Commossi o scandalizzati. Si può banalmente riassumere così la reazione dei media al nuovo spot di Esselunga in onda da lunedì sulle principali reti televisive. Più che uno spot  cortometraggio vero e proprio, firmato da Rudi Rosenberg e Small ed andato in onda per la prima volta in una fascia oraria molto ambita dagli investitori: l’access prime time, ovvero dopo i principali telegiornali. Il che fa pensare che l’investimento da parte dell’azienda sia stato particolarmente importante. Protagonista una bimba messaggera d’amore che, con la complicità nientepopodimeno che di una signora pesca, cerca di far riconciliare i genitori evidentemente separati. In men che non si dica si son levati scudi pro e contro. Fondamentalmente buttandola in politica come se lo spot rappresenti l’adattamento della comunicazione ala nuova Italia meloniana. Mentre chi l’ha osannato paragonandolo addirittura alle pellicole della Nouvelle Vague francese. Come sempre la verità sta nel mezzo. Sicuramente a livello di marketing l’operazione è più che riuscita, visto che se ne parla in tutte le salse: da quella sociologica a quella politica fino all’immancabile disquisizione psicanalitica. Quindi ha vinto, perché come si dice bene o male basta che se ne parli no? Nessuno però ha mirato al punto secondo me fondamentale: ma quanto può essere triste questo spot? Cioè quella bambina con gli occhioni da cerbiatto tutti lucidi mette addosso un’angoscia che levete proprio!

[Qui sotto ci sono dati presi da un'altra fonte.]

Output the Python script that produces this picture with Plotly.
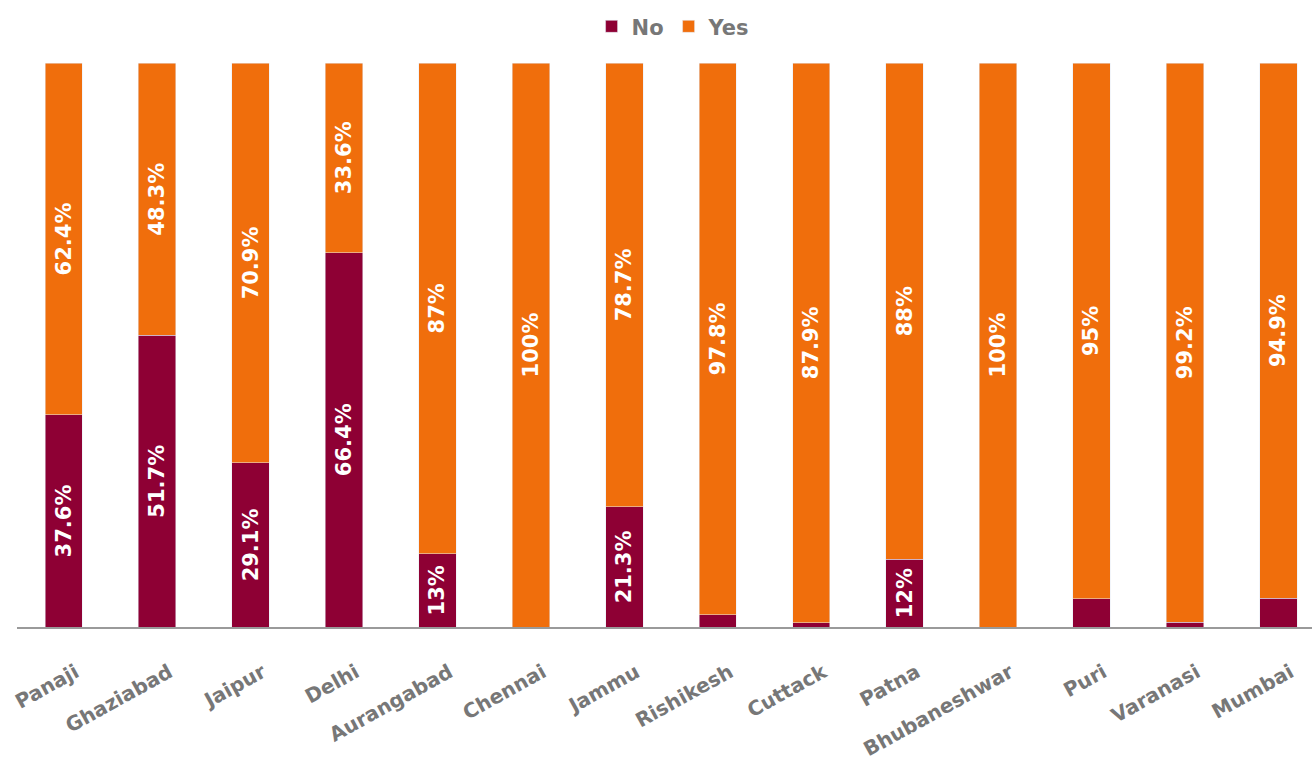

Lo spot di Esselunga divide sui social

Ti viene proprio voglia di abbracciartela forte forte e dirle: andrà tutto bene piccola mia. Anzi, vedrai che tra poco sarai pure contenta perché i tuoi genitori si sentiranno talmente in colpa che ti riempiranno di attenzioni e regali. Ma ve la immaginate una coppia che sta sul punto di separarsi quale angoscia può provare a vedere sto benedetto spot? Come minimo gli si blocca la digestione, visto che va in onda negli orari dei santi pasti. Eddai signor Esselunga, un minimo di sensibilità! Questi proprio non si rendono conto dei danni che fanno. Che se sono diventata gattara è pure colpa della bambina della pasta Barilla che in uno spot degli anni Ottanta raccattava un gattino nel bel mezzo del temporale e se lo portava a casa. Questi sono traumi, eh! Altro che pubblicità progresso e frescacce del genere. Siete cattivi, punto. E la cattiveria non è né di destra né di sinistra. Tutto questo per vendere quattro buatte di pummarola in più. Meno male che a Roma di Esselunga ce n’è una sola, e sta pure in culonia. Non mi ci vedranno mai. E non perché come dicono questo spot è un inno alla famiglia tradizionale, che peraltro è pure vero. Laddove nel 2023 di tradizionale nelle famiglie c’è rimasto forse solo il campanello di casa. Non mi ci vedranno perché quella pesca è uno schiaffo in piena faccia. Il che dopo i tg che sono praticamente un bollettino di guerra, vera e metaforica, non è esattamente il massimo. No. Io preferisco restarmene nel mondo del Mulino bianco, almeno in tv. Che tanto poi ci pensa la realtà a riportarci con i piedi per terra: alle liti, alle recriminazioni, alle assenze e pure al listino dei prezzi dei supermercati. Tutti, nessuno escluso. Che poi, come sempre, tutto ciò che è finalizzato al profitto sposta la comunicazione su un piano inclinato. Magari, per esempio, sarebbe meglio se Esselunga e le altre catene della grande distribuzione tutelassero i lavoratori nei giorni festivi e nella contrattazione, in modo da preservare davvero la serenità delle famiglie. Bimbi compresi. Una cosa è certa: tra pomo della discordia e pesca della pace c’è una sola realtà: siamo alla frutta!